[WORK TO COMPLETE]: Pictures stay out of this copy, which runs from the first line of the material through the line containing "import pandas as pd".

[RECORDED DATA]:
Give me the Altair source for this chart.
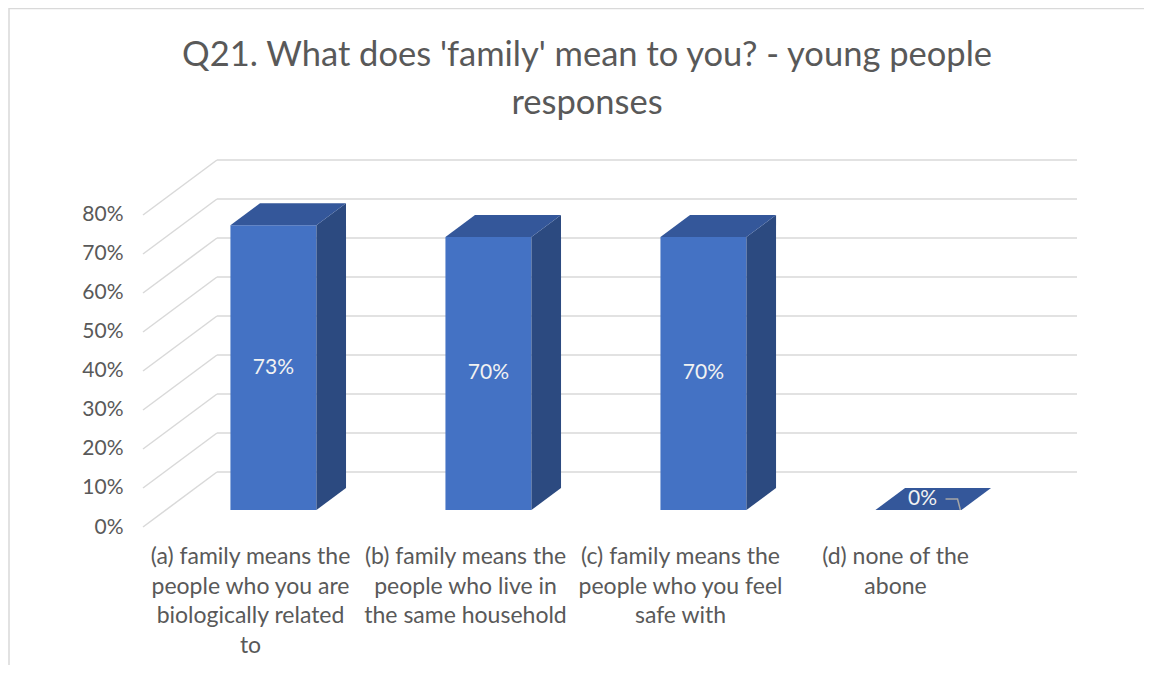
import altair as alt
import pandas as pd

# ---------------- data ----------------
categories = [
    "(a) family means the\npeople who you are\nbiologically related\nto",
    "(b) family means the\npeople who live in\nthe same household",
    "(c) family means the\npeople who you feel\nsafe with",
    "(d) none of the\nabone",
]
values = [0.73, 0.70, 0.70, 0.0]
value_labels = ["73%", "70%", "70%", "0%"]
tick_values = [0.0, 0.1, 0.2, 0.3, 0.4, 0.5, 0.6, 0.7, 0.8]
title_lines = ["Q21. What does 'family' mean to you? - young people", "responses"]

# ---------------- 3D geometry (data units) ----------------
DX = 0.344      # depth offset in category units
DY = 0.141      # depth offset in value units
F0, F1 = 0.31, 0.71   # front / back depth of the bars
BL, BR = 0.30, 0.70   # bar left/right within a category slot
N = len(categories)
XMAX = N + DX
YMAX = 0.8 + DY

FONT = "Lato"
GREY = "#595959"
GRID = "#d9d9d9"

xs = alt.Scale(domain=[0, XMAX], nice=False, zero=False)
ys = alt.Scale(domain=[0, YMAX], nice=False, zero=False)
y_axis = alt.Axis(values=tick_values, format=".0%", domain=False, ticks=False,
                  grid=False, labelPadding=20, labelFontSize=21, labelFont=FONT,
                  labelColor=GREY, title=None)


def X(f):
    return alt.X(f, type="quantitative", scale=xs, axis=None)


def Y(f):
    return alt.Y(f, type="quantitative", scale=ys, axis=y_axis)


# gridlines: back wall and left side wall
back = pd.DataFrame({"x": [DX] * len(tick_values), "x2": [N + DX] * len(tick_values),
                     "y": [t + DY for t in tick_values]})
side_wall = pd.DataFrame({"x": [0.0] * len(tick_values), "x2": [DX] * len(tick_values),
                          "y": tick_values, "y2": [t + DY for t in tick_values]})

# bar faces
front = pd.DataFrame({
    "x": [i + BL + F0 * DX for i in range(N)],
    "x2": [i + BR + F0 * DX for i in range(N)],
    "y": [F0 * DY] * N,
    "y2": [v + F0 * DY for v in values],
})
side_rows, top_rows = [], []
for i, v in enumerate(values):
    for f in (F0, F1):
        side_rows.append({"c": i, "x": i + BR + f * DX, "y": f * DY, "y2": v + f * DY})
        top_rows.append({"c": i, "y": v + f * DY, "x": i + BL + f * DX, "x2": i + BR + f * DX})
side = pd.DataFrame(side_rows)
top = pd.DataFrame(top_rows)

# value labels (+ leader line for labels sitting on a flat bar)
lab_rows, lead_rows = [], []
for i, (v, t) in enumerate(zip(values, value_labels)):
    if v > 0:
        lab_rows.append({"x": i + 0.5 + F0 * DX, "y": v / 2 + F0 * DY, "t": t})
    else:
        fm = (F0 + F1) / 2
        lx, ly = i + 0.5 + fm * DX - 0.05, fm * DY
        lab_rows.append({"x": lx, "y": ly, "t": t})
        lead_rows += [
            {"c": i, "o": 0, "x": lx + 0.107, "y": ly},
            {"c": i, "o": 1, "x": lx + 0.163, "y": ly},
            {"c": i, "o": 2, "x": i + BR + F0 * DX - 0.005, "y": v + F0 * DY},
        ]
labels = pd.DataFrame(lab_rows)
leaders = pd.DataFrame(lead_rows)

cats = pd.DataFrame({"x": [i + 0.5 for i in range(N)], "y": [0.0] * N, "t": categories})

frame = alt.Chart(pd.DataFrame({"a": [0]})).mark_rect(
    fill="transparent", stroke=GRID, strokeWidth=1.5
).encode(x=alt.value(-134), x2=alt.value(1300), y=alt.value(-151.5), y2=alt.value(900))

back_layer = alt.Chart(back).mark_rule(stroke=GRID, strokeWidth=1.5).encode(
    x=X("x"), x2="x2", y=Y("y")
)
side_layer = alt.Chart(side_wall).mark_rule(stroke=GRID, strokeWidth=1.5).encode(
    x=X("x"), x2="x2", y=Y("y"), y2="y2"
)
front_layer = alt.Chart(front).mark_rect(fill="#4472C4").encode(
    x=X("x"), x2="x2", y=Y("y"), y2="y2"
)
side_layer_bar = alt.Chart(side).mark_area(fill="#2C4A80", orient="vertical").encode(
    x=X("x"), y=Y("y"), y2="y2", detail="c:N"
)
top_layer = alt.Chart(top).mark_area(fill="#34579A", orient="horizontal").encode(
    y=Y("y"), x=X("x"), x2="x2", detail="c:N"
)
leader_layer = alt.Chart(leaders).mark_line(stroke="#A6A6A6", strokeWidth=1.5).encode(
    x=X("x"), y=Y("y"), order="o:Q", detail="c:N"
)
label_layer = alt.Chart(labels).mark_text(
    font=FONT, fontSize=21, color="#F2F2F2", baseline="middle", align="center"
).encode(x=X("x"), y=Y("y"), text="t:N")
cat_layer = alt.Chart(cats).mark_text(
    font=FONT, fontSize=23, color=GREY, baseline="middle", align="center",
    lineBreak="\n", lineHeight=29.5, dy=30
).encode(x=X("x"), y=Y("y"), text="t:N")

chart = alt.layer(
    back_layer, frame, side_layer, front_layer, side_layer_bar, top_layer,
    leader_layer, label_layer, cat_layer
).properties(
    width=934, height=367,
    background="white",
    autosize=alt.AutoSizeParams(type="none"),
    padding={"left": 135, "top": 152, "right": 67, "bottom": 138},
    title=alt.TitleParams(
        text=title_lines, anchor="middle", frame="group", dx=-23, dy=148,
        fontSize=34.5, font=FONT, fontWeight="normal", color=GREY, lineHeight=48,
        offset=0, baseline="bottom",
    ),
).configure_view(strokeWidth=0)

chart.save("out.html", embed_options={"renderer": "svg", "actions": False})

[EXERCISE ANSWER]:
Give me the Altair source for this chart.
import altair as alt
import pandas as pd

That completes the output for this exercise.